Tuesday, October 14, 2008

Microsoft to Join Scripts, Navigenics and Affymetrix in 20 Year Genetic Screening Test

I read a blurb in ePharmaceuticals about Microsoft teaming up with Scripps Translational Science Institute, Navigenics and Affymetrix "to study the impact of genetic screening on individuals' behavior. The aim is to determine what effect, if any, information about one's chances of contracting a particular disease has on how people live their lives."

"Researchers will study the genomes of up to 10,000 employees and family members of the Scripps Health system in San Diego who volunteer for the project and will monitor changes in their behavior over a 20-year period. Under the plan, Affymetrix will scan participants' genomes and Navigenics will interpret the results and provide participants with guidance on how to lessen the chances of contracting diseases to which they may be genetically predisposed. Participants will be able to store their tests results, and related data, in a Microsoft HealthVault account."

This study is pretty significant to me and I'm sure to the Genomics community - too bad we will have to wait 20 years to see the results. I have had a few conversations, online and off, about the importance of genetic testing and what it will really do to change patient behavior.

One person claimed genetic testing has to be covered by insurance to determine risk factors to enable behavioral change - ie. if you are at risk for diabetes, control your weight and diet. Another person thought that no matter what people know about their "health future" and possible conditions, they will do little to change their behavior.

I am on the fence about testing on a personal level, but feel that people who want to have it done and can afford it, should have it done. 23andMe now offers a $399 personal genetics service - which is pretty hard to pass up. I know that if I found out something horrible, and shared it with my wife, she would want /make me to change my lifestyle to reflect what "might" happen - so that is a deterrent. On the hypocritical flip side, I would like to have my children tested for just that reason.

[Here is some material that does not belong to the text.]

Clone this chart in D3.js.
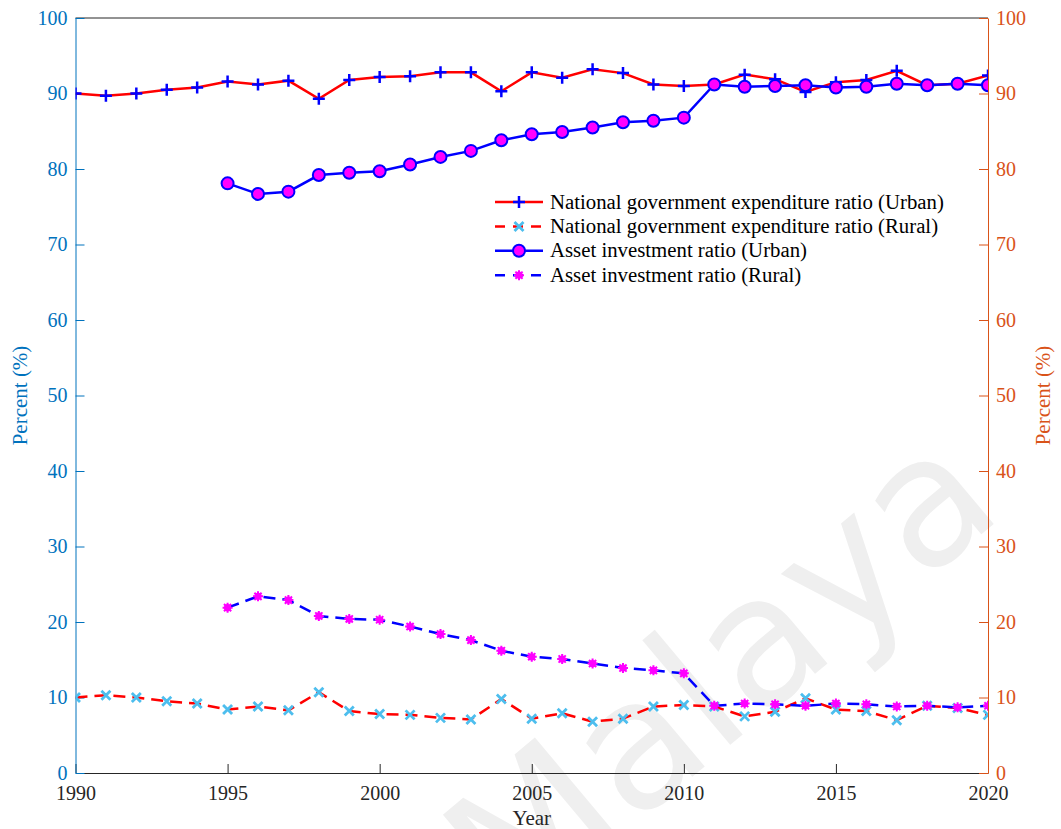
<!DOCTYPE html>
<html>
<head>
<meta charset="utf-8">
<script src="https://cdn.jsdelivr.net/npm/d3@7"></script>
<style>
  body { margin: 0; background: #fff; }
  svg text { font-family: "Liberation Serif", "Times New Roman", Tinos, "DejaVu Serif", serif !important; }
  svg text.wm { font-family: "DejaVu Sans", sans-serif !important; }
</style>
</head>
<body>
<script>
/* Data */
const years = d3.range(1990, 2021);
const assetYears = d3.range(1995, 2021);

const expUrban = [90.0, 89.7, 90.0, 90.5, 90.8, 91.6, 91.2, 91.7, 89.3, 91.8,
  92.2, 92.3, 92.8, 92.8, 90.3, 92.8, 92.1, 93.2, 92.7, 91.2,
  91.0, 91.2, 92.5, 91.9, 90.2, 91.5, 91.8, 93.0, 91.1, 91.3, 92.4];
const expRural = [10.0, 10.3, 10.0, 9.5, 9.2, 8.4, 8.8, 8.3, 10.7, 8.2,
  7.8, 7.7, 7.3, 7.1, 9.8, 7.2, 7.9, 6.8, 7.2, 8.8,
  9.0, 8.8, 7.5, 8.1, 9.9, 8.4, 8.2, 7.0, 8.9, 8.6, 7.7];
const assetUrban = [78.1, 76.7, 77.0, 79.2, 79.5, 79.7, 80.6, 81.6, 82.4, 83.8,
  84.6, 84.9, 85.5, 86.2, 86.4, 86.8, 91.2, 90.9, 91.0, 91.1,
  90.8, 90.9, 91.3, 91.1, 91.3, 91.1];
const assetRural = [21.9, 23.4, 22.9, 20.8, 20.4, 20.3, 19.4, 18.4, 17.6, 16.2,
  15.4, 15.1, 14.5, 13.9, 13.6, 13.2, 8.9, 9.2, 9.1, 8.9,
  9.2, 9.1, 8.8, 8.9, 8.7, 8.9];

const xTicks = [1990, 1995, 2000, 2005, 2010, 2015, 2020];
const yTicks = [0, 10, 20, 30, 40, 50, 60, 70, 80, 90, 100];
const legendLabels = [
  "National government expenditure ratio (Urban)",
  "National government expenditure ratio (Rural)",
  "Asset investment ratio (Urban)",
  "Asset investment ratio (Rural)"
];

/* Constants */
const w = 1061, h = 829;
const padL = 75.5, padR = 988, padT = 18, padB = 773;
const leftColor = "#0072BD";
const rightColor = "#D95319";

const svg = d3.select("body").append("svg")
  .attr("width", w)
  .attr("height", h);

/* Watermark */
svg.append("text")
  .attr("class", "wm")
  .attr("transform", "translate(760,720) rotate(-40)")
  .attr("text-anchor", "middle")
  .style("font-size", "180px")
  .attr("fill", "#efefef")
  .text("Malaya");

/* Scales */
const xScale = d3.scaleLinear().domain([1990, 2020]).range([padL, padR]);
const yScale = d3.scaleLinear().domain([0, 100]).range([padB, padT]);

/* Axes */
svg.append("line")
  .attr("x1", padL).attr("x2", padR).attr("y1", padT).attr("y2", padT)
  .attr("stroke", "#262626").attr("stroke-width", 1);

const xAxis = svg.append("g")
  .attr("transform", "translate(0," + padB + ")")
  .call(d3.axisBottom(xScale).tickValues(xTicks).tickFormat(d3.format("d"))
    .tickSizeInner(-9).tickSizeOuter(0).tickPadding(13));
xAxis.select(".domain").attr("stroke", "#262626");
xAxis.selectAll(".tick line").attr("stroke", "#262626");
xAxis.selectAll(".tick text").attr("fill", "#262626").style("font-size", "20px");

const yLeft = svg.append("g")
  .attr("transform", "translate(" + padL + ",0)")
  .call(d3.axisLeft(yScale).tickValues(yTicks).tickSizeInner(-9).tickSizeOuter(0).tickPadding(8));
yLeft.select(".domain").attr("stroke", leftColor);
yLeft.selectAll(".tick line").attr("stroke", leftColor);
yLeft.selectAll(".tick text").attr("fill", leftColor).style("font-size", "20px");

const yRight = svg.append("g")
  .attr("transform", "translate(" + padR + ",0)")
  .call(d3.axisRight(yScale).tickValues(yTicks).tickSizeInner(-9).tickSizeOuter(0).tickPadding(8));
yRight.select(".domain").attr("stroke", rightColor);
yRight.selectAll(".tick line").attr("stroke", rightColor);
yRight.selectAll(".tick text").attr("fill", rightColor).style("font-size", "20px");

/* Axis labels */
svg.append("text")
  .attr("x", (padL + padR) / 2).attr("y", 825)
  .attr("text-anchor", "middle").attr("fill", "#262626")
  .style("font-size", "21px").text("Year");

svg.append("text")
  .attr("transform", "translate(27," + (padT + padB) / 2 + ") rotate(-90)")
  .attr("text-anchor", "middle").attr("fill", leftColor)
  .style("font-size", "21px").text("Percent (%)");

svg.append("text")
  .attr("transform", "translate(1050," + (padT + padB) / 2 + ") rotate(-90)")
  .attr("text-anchor", "middle").attr("fill", rightColor)
  .style("font-size", "21px").text("Percent (%)");

/* Clip */
svg.append("clipPath").attr("id", "plot")
  .append("rect").attr("x", padL).attr("y", padT)
  .attr("width", padR - padL).attr("height", padB - padT);

const plot = svg.append("g").attr("clip-path", "url(#plot)");

const line = d3.line().x(d => xScale(d[0])).y(d => yScale(d[1]));

const series = [
  { data: years.map((y, i) => [y, expUrban[i]]), color: "red", dash: null, marker: "plus" },
  { data: years.map((y, i) => [y, expRural[i]]), color: "red", dash: "12,7", marker: "cross" },
  { data: assetYears.map((y, i) => [y, assetUrban[i]]), color: "blue", dash: null, marker: "circle" },
  { data: assetYears.map((y, i) => [y, assetRural[i]]), color: "blue", dash: "12,7", marker: "star" }
];

/* Markers */
let drawMarker = (g, type, x, y) => {
  if (type == "plus") {
    g.append("path").attr("d", `M${x - 6},${y}H${x + 6}M${x},${y - 6}V${y + 6}`)
      .attr("stroke", "blue").attr("stroke-width", 2.5).attr("fill", "none");
  } else if (type == "cross") {
    g.append("path").attr("d", `M${x - 4.5},${y - 4.5}L${x + 4.5},${y + 4.5}M${x - 4.5},${y + 4.5}L${x + 4.5},${y - 4.5}`)
      .attr("stroke", "#4DBEEE").attr("stroke-width", 2.8).attr("fill", "none");
  } else if (type == "circle") {
    g.append("circle").attr("cx", x).attr("cy", y).attr("r", 6)
      .attr("fill", "magenta").attr("stroke", "blue").attr("stroke-width", 2);
  } else {
    g.append("circle").attr("cx", x).attr("cy", y).attr("r", 3.6).attr("fill", "magenta");
    g.append("path").attr("d", `M${x - 5},${y}H${x + 5}M${x},${y - 5}V${y + 5}M${x - 3.6},${y - 3.6}L${x + 3.6},${y + 3.6}M${x - 3.6},${y + 3.6}L${x + 3.6},${y - 3.6}`)
      .attr("stroke", "magenta").attr("stroke-width", 2).attr("fill", "none");
  }
};

series.forEach(s => {
  plot.append("path")
    .datum(s.data)
    .attr("d", line)
    .attr("fill", "none")
    .attr("stroke", s.color)
    .attr("stroke-width", 2.5)
    .attr("stroke-dasharray", s.dash);
});
series.forEach(s => {
  const g = plot.append("g");
  s.data.forEach(d => drawMarker(g, s.marker, xScale(d[0]), yScale(d[1])));
});

/* Legend */
const legend = svg.append("g");
series.forEach((s, i) => {
  const ly = 202 + i * 24.4;
  legend.append("line")
    .attr("x1", 495).attr("x2", 543).attr("y1", ly).attr("y2", ly)
    .attr("stroke", s.color).attr("stroke-width", 2.5)
    .attr("stroke-dasharray", s.dash ? "10,8" : null);
  drawMarker(legend, s.marker, 519, ly);
  legend.append("text")
    .attr("x", 550).attr("y", ly + 6.5)
    .attr("fill", "#000")
    .style("font-size", "20.8px")
    .text(legendLabels[i]);
});
</script>
</body>
</html>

Last month, Sergey Brin (co-founder of Google and husband of Anne Wojcicki, 23andMe's co-founder) wrote on his personal blog about 23andMe and his higher risk of developing Parkinson's. This created a lot more buzz around 23andMe, genetic testing and PD - bringing the issue back into the national forum. I wonder if Google Health and 23andMe will launch their own study?

I am very interested to see what becomes of Scripts study and to see if people will change their behaviors based on their genetic makeup. Perhaps they will start reporting at the 5 year mark to give us a taste of what how patients are trending? Unless there are incentives provided, I doubt many people will change their behavior. ie. people smoke for years, knowing it can kill them, but as soon as their company /health plan offers them an incentive to quit, they try to quit.

I already know I am at risk for diabetes, cancer and heart disease, based on my family history - but one day soon I will get tested to see everything else that is in my DNA. Perhaps it will be this year's Christmas present to the family.